**Written task:** Type out the data exactly as given. Skip any image.

───── Material ─────

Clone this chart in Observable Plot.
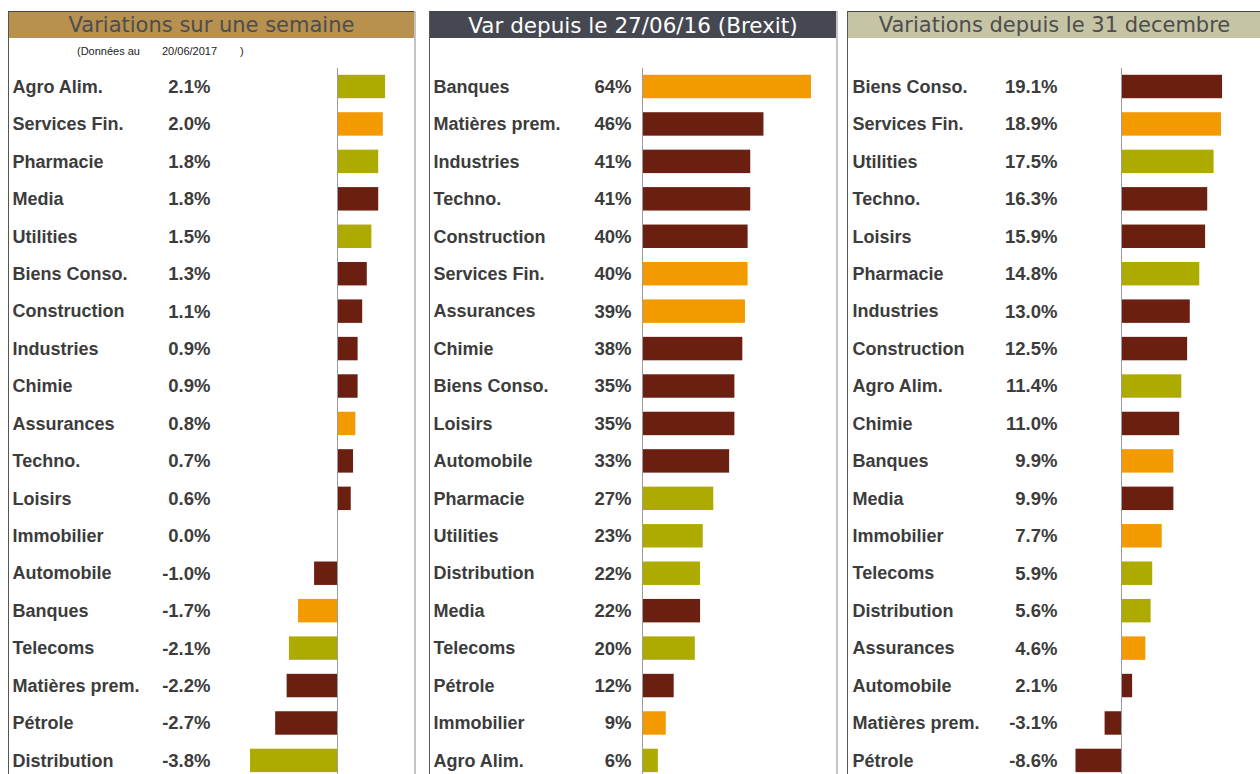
<!DOCTYPE html>
<html><head><meta charset="utf-8">
<script src="https://cdn.jsdelivr.net/npm/d3@7"></script>
<script src="https://cdn.jsdelivr.net/npm/@observablehq/plot@0.6"></script>
<style>
body{margin:0;background:#fff;width:1260px;height:774px;overflow:hidden;position:relative;font-family:"Liberation Sans",Arial,sans-serif}
.panel{position:absolute;top:11px;height:800px;border-left:1px solid #555;border-right:2px solid #c4c4c4;box-sizing:border-box}
.hdr{height:27px;border-top:1px solid #444;box-sizing:border-box;font-family:"DejaVu Sans",sans-serif;font-size:21px;line-height:27px;text-align:center;white-space:nowrap;overflow:hidden}
.chart{position:absolute;top:38px}
.chart svg{display:block}
.note{position:absolute;top:45px;font-size:11px;color:#222;font-family:"Liberation Sans",Arial,sans-serif}
</style></head><body>
<div class="panel" style="left:8px;width:408px"><div class="hdr" style="background:#b8914f;color:#4d4d4d">Variations sur une semaine</div></div>
<div class="panel" style="left:429px;width:409px"><div class="hdr" style="background:#454850;color:#ffffff;font-size:21.5px">Var depuis le 27/06/16 (Brexit)</div></div>
<div class="panel" style="left:847px;width:430px"><div class="hdr" style="background:#c5c4a4;color:#4d4d4d;width:413px">Variations depuis le 31 decembre</div></div>
<span class="note" style="left:77px">(Données au</span>
<span class="note" style="left:162px">20/06/2017</span>
<span class="note" style="left:240px">)</span>
<div id="c1" class="chart" style="left:9px"></div>
<div id="c2" class="chart" style="left:430px"></div>
<div id="c3" class="chart" style="left:848px"></div>
<script>
// Sector groups (colour families)
const oliveSectors = ["Agro Alim.", "Pharmacie", "Utilities", "Telecoms", "Distribution"];
const orangeSectors = ["Services Fin.", "Assurances", "Banques", "Immobilier"];
const groupNames = ["groupe A", "groupe B", "groupe C"];
const groupColors = ["#aeab00", "#f39a00", "#6b1f10"];

// Panel 1: Variations sur une semaine (%)
const weekSectors = ["Agro Alim.", "Services Fin.", "Pharmacie", "Media", "Utilities", "Biens Conso.", "Construction", "Industries", "Chimie", "Assurances", "Techno.", "Loisirs", "Immobilier", "Automobile", "Banques", "Telecoms", "Matières prem.", "Pétrole", "Distribution"];
const weekValues = [2.1, 2.0, 1.8, 1.8, 1.5, 1.3, 1.1, 0.9, 0.9, 0.8, 0.7, 0.6, 0.0, -1.0, -1.7, -2.1, -2.2, -2.7, -3.8];

// Panel 2: Var depuis le 27/06/16 (Brexit) (%)
const brexitSectors = ["Banques", "Matières prem.", "Industries", "Techno.", "Construction", "Services Fin.", "Assurances", "Chimie", "Biens Conso.", "Loisirs", "Automobile", "Pharmacie", "Utilities", "Distribution", "Media", "Telecoms", "Pétrole", "Immobilier", "Agro Alim."];
const brexitValues = [64, 46, 41, 41, 40, 40, 39, 38, 35, 35, 33, 27, 23, 22, 22, 20, 12, 9, 6];

// Panel 3: Variations depuis le 31 decembre (%)
const ytdSectors = ["Biens Conso.", "Services Fin.", "Utilities", "Techno.", "Loisirs", "Pharmacie", "Industries", "Construction", "Agro Alim.", "Chimie", "Banques", "Media", "Immobilier", "Telecoms", "Distribution", "Assurances", "Automobile", "Matières prem.", "Pétrole"];
const ytdValues = [19.1, 18.9, 17.5, 16.3, 15.9, 14.8, 13.0, 12.5, 11.4, 11.0, 9.9, 9.9, 7.7, 5.9, 5.6, 4.6, 2.1, -3.1, -8.6];

const groupOf = s => oliveSectors.includes(s) ? groupNames[0] : orangeSectors.includes(s) ? groupNames[1] : groupNames[2];

function drawPanel(target, sectors, values, fmt, cfg) {
  const data = sectors.map((s, i) => ({sector: s, value: values[i], group: groupOf(s)}));
  const step = 37.44, c0 = 48.5;
  const zx = cfg.zero - cfg.left;
  const chart = Plot.plot({
    width: cfg.width, height: 736, margin: 0,
    style: {fontFamily: "'Liberation Sans', Arial, sans-serif", overflow: "visible", background: "transparent"},
    x: {domain: cfg.domain, range: [zx + cfg.domain[0] * cfg.ppu, zx + cfg.domain[1] * cfg.ppu], axis: null},
    y: {domain: sectors, range: [c0 - step / 2, c0 + (sectors.length - 0.5) * step], padding: 0, round: false, axis: null},
    color: {type: "ordinal", domain: groupNames, range: groupColors},
    marks: [
      Plot.barX(data, {x: "value", y: "sector", fill: "group", insetTop: 7, insetBottom: 7}),
      Plot.ruleX([0], {stroke: "#9c9c9c", strokeWidth: 1, insetTop: 30}),
      Plot.text(data, {y: "sector", text: "sector", frameAnchor: "left", dx: cfg.labelDx, textAnchor: "start", fontSize: 18, fontWeight: "bold", fill: "#3c3c3c"}),
      Plot.text(data, {y: "sector", text: d => fmt(d.value), frameAnchor: "left", dx: cfg.valueDx, textAnchor: "end", fontSize: 18.5, fontWeight: "bold", fill: "#3c3c3c"})
    ]
  });
  document.getElementById(target).append(chart);
}

const f1 = v => v.toFixed(1) + "%";
const f0 = v => v.toFixed(0) + "%";
drawPanel("c1", weekSectors, weekValues, f1, {left: 9, width: 404, zero: 337, ppu: 22.9, domain: [-4, 3], labelDx: 3, valueDx: 201});
drawPanel("c2", brexitSectors, brexitValues, f0, {left: 430, width: 404, zero: 642, ppu: 2.64, domain: [0, 70], labelDx: 3, valueDx: 201});
drawPanel("c3", ytdSectors, ytdValues, f1, {left: 848, width: 412, zero: 1121, ppu: 5.29, domain: [-10, 20], labelDx: 4, valueDx: 209});
</script>
</body></html>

─────

**Response to this task:**
Clone this chart in Observable Plot.
<!DOCTYPE html>
<html><head><meta charset="utf-8">
<script src="https://cdn.jsdelivr.net/npm/d3@7"></script>
<script src="https://cdn.jsdelivr.net/npm/@observablehq/plot@0.6"></script>
<style>
body{margin:0;background:#fff;width:1260px;height:774px;overflow:hidden;position:relative;font-family:"Liberation Sans",Arial,sans-serif}
.panel{position:absolute;top:11px;height:800px;border-left:1px solid #555;border-right:2px solid #c4c4c4;box-sizing:border-box}
.hdr{height:27px;border-top:1px solid #444;box-sizing:border-box;font-family:"DejaVu Sans",sans-serif;font-size:21px;line-height:27px;text-align:center;white-space:nowrap;overflow:hidden}
.chart{position:absolute;top:38px}
.chart svg{display:block}
.note{position:absolute;top:45px;font-size:11px;color:#222;font-family:"Liberation Sans",Arial,sans-serif}
</style></head><body>
<div class="panel" style="left:8px;width:408px"><div class="hdr" style="background:#b8914f;color:#4d4d4d">Variations sur une semaine</div></div>
<div class="panel" style="left:429px;width:409px"><div class="hdr" style="background:#454850;color:#ffffff;font-size:21.5px">Var depuis le 27/06/16 (Brexit)</div></div>
<div class="panel" style="left:847px;width:430px"><div class="hdr" style="background:#c5c4a4;color:#4d4d4d;width:413px">Variations depuis le 31 decembre</div></div>
<span class="note" style="left:77px">(Données au</span>
<span class="note" style="left:162px">20/06/2017</span>
<span class="note" style="left:240px">)</span>
<div id="c1" class="chart" style="left:9px"></div>
<div id="c2" class="chart" style="left:430px"></div>
<div id="c3" class="chart" style="left:848px"></div>
<script>
// Sector groups (colour families)
const oliveSectors = ["Agro Alim.", "Pharmacie", "Utilities", "Telecoms", "Distribution"];
const orangeSectors = ["Services Fin.", "Assurances", "Banques", "Immobilier"];
const groupNames = ["groupe A", "groupe B", "groupe C"];
const groupColors = ["#aeab00", "#f39a00", "#6b1f10"];

// Panel 1: Variations sur une semaine (%)
const weekSectors = ["Agro Alim.", "Services Fin.", "Pharmacie", "Media", "Utilities", "Biens Conso.", "Construction", "Industries", "Chimie", "Assurances", "Techno.", "Loisirs", "Immobilier", "Automobile", "Banques", "Telecoms", "Matières prem.", "Pétrole", "Distribution"];
const weekValues = [2.1, 2.0, 1.8, 1.8, 1.5, 1.3, 1.1, 0.9, 0.9, 0.8, 0.7, 0.6, 0.0, -1.0, -1.7, -2.1, -2.2, -2.7, -3.8];

// Panel 2: Var depuis le 27/06/16 (Brexit) (%)
const brexitSectors = ["Banques", "Matières prem.", "Industries", "Techno.", "Construction", "Services Fin.", "Assurances", "Chimie", "Biens Conso.", "Loisirs", "Automobile", "Pharmacie", "Utilities", "Distribution", "Media", "Telecoms", "Pétrole", "Immobilier", "Agro Alim."];
const brexitValues = [64, 46, 41, 41, 40, 40, 39, 38, 35, 35, 33, 27, 23, 22, 22, 20, 12, 9, 6];

// Panel 3: Variations depuis le 31 decembre (%)
const ytdSectors = ["Biens Conso.", "Services Fin.", "Utilities", "Techno.", "Loisirs", "Pharmacie", "Industries", "Construction", "Agro Alim.", "Chimie", "Banques", "Media", "Immobilier", "Telecoms", "Distribution", "Assurances", "Automobile", "Matières prem.", "Pétrole"];
const ytdValues = [19.1, 18.9, 17.5, 16.3, 15.9, 14.8, 13.0, 12.5, 11.4, 11.0, 9.9, 9.9, 7.7, 5.9, 5.6, 4.6, 2.1, -3.1, -8.6];

const groupOf = s => oliveSectors.includes(s) ? groupNames[0] : orangeSectors.includes(s) ? groupNames[1] : groupNames[2];

function drawPanel(target, sectors, values, fmt, cfg) {
  const data = sectors.map((s, i) => ({sector: s, value: values[i], group: groupOf(s)}));
  const step = 37.44, c0 = 48.5;
  const zx = cfg.zero - cfg.left;
  const chart = Plot.plot({
    width: cfg.width, height: 736, margin: 0,
    style: {fontFamily: "'Liberation Sans', Arial, sans-serif", overflow: "visible", background: "transparent"},
    x: {domain: cfg.domain, range: [zx + cfg.domain[0] * cfg.ppu, zx + cfg.domain[1] * cfg.ppu], axis: null},
    y: {domain: sectors, range: [c0 - step / 2, c0 + (sectors.length - 0.5) * step], padding: 0, round: false, axis: null},
    color: {type: "ordinal", domain: groupNames, range: groupColors},
    marks: [
      Plot.barX(data, {x: "value", y: "sector", fill: "group", insetTop: 7, insetBottom: 7}),
      Plot.ruleX([0], {stroke: "#9c9c9c", strokeWidth: 1, insetTop: 30}),
      Plot.text(data, {y: "sector", text: "sector", frameAnchor: "left", dx: cfg.labelDx, textAnchor: "start", fontSize: 18, fontWeight: "bold", fill: "#3c3c3c"}),
      Plot.text(data, {y: "sector", text: d => fmt(d.value), frameAnchor: "left", dx: cfg.valueDx, textAnchor: "end", fontSize: 18.5, fontWeight: "bold", fill: "#3c3c3c"})
    ]
  });
  document.getElementById(target).append(chart);
}

const f1 = v => v.toFixed(1) + "%";
const f0 = v => v.toFixed(0) + "%";
drawPanel("c1", weekSectors, weekValues, f1, {left: 9, width: 404, zero: 337, ppu: 22.9, domain: [-4, 3], labelDx: 3, valueDx: 201});
drawPanel("c2", brexitSectors, brexitValues, f0, {left: 430, width: 404, zero: 642, ppu: 2.64, domain: [0, 70], labelDx: 3, valueDx: 201});
drawPanel("c3", ytdSectors, ytdValues, f1, {left: 848, width: 412, zero: 1121, ppu: 5.29, domain: [-10, 20], labelDx: 4, valueDx: 209});
</script>
</body></html>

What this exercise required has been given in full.